Задачи в области правовой реформы были поставлены сразу, они во многом были решены в законодательстве, которое в ту пору было принято в отношении не всей правоохранительной системы, а именно судебной. Я все-таки настаиваю на том, чтобы судебную систему отделять от правоохранительной, потому что грех советского периода заключался именно в том, что их не разделяли. За правоохранительную систему тогда отвечали не только те органы, которые выполняют функции защиты правопорядка, находясь внутри исполнительной власти, а это все органы, кроме судов. К правоохранительной системе относили раньше и суды, с них тоже спрашивали за борьбу с преступностью. От этого сразу отказались в самом начале 1990-х.

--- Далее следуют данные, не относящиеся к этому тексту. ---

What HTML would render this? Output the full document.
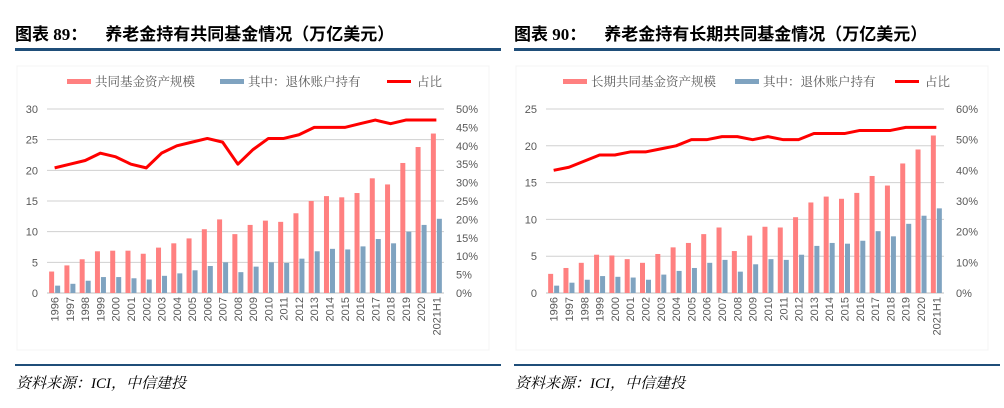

Идеи судебной реформы, которые были сформулированы в концепции, впервые утвержденной как государственный документ в 1991 году, эта концепция была предложена Парламенту, и Парламент утвердил документ своим постановлением. Идеи той концепции начинались с разрушения связки между судами и правоохранительными органами. Поясню, почему именно на это надо сегодня обратить внимание. Потому что суды, как не входящие в систему исполнительной власти, не могут отвечать за деятельность тех, кого они контролируют, и не должны. Эта идея была реализована законодательно к концу 1993 года. Она записана в Конституции до сих пор, никто ее не аннулировал, никто не ставит вопрос о недействительности этих положений Конституции.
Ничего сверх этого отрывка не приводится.